▶ _Dataset section_:
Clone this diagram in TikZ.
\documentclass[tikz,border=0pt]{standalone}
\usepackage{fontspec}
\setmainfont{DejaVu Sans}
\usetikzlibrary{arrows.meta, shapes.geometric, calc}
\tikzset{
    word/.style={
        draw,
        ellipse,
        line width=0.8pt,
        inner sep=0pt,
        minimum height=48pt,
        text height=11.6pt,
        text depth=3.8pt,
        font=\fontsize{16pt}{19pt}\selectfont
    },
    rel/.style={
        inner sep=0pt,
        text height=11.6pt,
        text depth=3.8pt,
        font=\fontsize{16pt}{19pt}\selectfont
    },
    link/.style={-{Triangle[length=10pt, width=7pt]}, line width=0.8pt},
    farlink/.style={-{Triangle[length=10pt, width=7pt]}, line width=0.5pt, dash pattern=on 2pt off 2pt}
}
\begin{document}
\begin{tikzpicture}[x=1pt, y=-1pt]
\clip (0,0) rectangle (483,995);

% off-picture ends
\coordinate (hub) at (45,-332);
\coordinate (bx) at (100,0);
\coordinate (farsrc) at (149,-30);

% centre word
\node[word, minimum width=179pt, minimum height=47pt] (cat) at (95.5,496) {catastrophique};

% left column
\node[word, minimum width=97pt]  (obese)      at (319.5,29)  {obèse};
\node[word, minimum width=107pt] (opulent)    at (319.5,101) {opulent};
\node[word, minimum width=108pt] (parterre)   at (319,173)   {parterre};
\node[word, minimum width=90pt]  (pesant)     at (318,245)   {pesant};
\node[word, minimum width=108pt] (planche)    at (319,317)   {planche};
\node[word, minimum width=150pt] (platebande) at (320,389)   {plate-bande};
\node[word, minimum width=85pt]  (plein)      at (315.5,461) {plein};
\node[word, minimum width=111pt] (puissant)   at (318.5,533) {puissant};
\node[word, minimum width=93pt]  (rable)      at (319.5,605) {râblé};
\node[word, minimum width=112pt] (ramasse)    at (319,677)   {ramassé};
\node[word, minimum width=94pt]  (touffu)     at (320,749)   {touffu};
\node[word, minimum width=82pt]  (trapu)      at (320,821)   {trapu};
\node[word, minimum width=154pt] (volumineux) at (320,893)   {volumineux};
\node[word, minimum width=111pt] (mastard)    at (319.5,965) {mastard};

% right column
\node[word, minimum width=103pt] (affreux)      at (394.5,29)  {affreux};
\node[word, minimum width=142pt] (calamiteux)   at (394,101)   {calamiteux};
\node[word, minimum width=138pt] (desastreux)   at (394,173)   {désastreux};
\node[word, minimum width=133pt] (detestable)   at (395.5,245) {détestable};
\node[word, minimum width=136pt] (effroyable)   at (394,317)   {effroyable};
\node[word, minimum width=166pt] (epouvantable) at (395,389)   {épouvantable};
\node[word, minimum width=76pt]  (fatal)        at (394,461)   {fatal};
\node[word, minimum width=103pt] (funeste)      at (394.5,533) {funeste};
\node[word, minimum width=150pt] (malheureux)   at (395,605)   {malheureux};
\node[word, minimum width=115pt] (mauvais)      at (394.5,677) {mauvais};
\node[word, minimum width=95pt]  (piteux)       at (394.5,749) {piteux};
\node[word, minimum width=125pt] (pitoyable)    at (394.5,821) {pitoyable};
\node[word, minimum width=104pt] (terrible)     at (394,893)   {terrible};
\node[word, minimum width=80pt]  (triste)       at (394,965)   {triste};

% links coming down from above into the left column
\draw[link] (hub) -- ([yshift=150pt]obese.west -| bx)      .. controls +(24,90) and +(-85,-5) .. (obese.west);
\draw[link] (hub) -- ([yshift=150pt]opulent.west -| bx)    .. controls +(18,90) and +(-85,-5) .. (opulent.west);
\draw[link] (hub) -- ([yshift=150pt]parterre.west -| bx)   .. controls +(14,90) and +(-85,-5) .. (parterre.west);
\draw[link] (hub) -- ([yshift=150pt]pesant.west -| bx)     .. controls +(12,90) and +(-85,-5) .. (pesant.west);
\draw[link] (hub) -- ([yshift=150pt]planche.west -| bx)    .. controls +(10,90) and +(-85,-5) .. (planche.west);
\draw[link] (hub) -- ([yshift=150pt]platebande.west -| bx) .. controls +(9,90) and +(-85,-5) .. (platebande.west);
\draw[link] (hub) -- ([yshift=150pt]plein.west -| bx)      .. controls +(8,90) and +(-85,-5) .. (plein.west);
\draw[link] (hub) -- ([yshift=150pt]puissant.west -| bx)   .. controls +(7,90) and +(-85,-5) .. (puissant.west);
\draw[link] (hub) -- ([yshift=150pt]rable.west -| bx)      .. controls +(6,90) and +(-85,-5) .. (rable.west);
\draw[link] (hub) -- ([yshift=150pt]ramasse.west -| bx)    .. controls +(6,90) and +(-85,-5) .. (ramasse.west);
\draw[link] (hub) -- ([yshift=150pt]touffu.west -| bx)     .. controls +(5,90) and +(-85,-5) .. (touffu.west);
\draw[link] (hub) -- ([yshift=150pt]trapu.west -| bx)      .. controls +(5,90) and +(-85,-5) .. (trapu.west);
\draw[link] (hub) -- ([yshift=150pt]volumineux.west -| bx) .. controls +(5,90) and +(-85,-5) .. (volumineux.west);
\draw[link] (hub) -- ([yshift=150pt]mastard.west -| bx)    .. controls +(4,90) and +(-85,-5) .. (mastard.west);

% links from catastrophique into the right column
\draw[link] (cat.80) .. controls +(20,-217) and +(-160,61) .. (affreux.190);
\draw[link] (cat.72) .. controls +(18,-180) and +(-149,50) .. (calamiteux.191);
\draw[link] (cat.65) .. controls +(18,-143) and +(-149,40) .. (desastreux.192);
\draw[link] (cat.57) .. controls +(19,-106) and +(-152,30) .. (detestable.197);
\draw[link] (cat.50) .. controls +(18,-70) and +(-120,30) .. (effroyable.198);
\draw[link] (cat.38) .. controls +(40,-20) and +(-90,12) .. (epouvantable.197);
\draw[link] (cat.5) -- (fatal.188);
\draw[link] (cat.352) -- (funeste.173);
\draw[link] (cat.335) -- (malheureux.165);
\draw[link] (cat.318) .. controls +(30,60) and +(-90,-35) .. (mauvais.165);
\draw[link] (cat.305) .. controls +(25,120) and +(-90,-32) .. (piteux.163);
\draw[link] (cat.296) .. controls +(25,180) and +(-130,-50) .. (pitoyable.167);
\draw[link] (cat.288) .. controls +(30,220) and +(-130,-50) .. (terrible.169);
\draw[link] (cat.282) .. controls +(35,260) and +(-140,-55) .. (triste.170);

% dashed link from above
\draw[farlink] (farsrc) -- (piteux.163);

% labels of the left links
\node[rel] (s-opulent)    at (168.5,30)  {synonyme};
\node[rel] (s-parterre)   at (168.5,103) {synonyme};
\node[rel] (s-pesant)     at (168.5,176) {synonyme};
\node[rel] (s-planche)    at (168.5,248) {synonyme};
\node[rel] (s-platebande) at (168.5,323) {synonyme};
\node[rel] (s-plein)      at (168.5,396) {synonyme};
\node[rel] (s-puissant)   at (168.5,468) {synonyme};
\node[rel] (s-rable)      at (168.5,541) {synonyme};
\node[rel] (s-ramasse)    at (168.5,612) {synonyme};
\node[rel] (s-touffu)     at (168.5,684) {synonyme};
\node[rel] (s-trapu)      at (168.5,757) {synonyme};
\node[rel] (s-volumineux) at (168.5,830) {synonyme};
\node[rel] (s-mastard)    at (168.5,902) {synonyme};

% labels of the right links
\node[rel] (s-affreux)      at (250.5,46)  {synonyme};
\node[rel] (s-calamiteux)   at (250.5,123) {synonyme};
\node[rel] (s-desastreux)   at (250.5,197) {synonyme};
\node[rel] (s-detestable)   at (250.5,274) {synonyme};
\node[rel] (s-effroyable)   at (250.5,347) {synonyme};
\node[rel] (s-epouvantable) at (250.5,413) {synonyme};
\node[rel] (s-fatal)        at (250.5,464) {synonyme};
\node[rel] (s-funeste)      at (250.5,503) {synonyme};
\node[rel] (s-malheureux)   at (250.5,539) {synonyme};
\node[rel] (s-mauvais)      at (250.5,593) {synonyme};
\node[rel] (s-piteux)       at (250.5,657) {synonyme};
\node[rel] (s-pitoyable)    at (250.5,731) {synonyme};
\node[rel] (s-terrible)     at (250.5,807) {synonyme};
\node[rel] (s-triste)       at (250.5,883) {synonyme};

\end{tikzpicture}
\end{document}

▶ _Exercise directions_: Without changing anything, quote the lines from the top of the data to the line that contains "minimum width=179pt, minimum", including that line.

▶ _Solution for this problem_:
Clone this diagram in TikZ.
\documentclass[tikz,border=0pt]{standalone}
\usepackage{fontspec}
\setmainfont{DejaVu Sans}
\usetikzlibrary{arrows.meta, shapes.geometric, calc}
\tikzset{
    word/.style={
        draw,
        ellipse,
        line width=0.8pt,
        inner sep=0pt,
        minimum height=48pt,
        text height=11.6pt,
        text depth=3.8pt,
        font=\fontsize{16pt}{19pt}\selectfont
    },
    rel/.style={
        inner sep=0pt,
        text height=11.6pt,
        text depth=3.8pt,
        font=\fontsize{16pt}{19pt}\selectfont
    },
    link/.style={-{Triangle[length=10pt, width=7pt]}, line width=0.8pt},
    farlink/.style={-{Triangle[length=10pt, width=7pt]}, line width=0.5pt, dash pattern=on 2pt off 2pt}
}
\begin{document}
\begin{tikzpicture}[x=1pt, y=-1pt]
\clip (0,0) rectangle (483,995);

% off-picture ends
\coordinate (hub) at (45,-332);
\coordinate (bx) at (100,0);
\coordinate (farsrc) at (149,-30);

% centre word
\node[word, minimum width=179pt, minimum height=47pt] (cat) at (95.5,496) {catastrophique};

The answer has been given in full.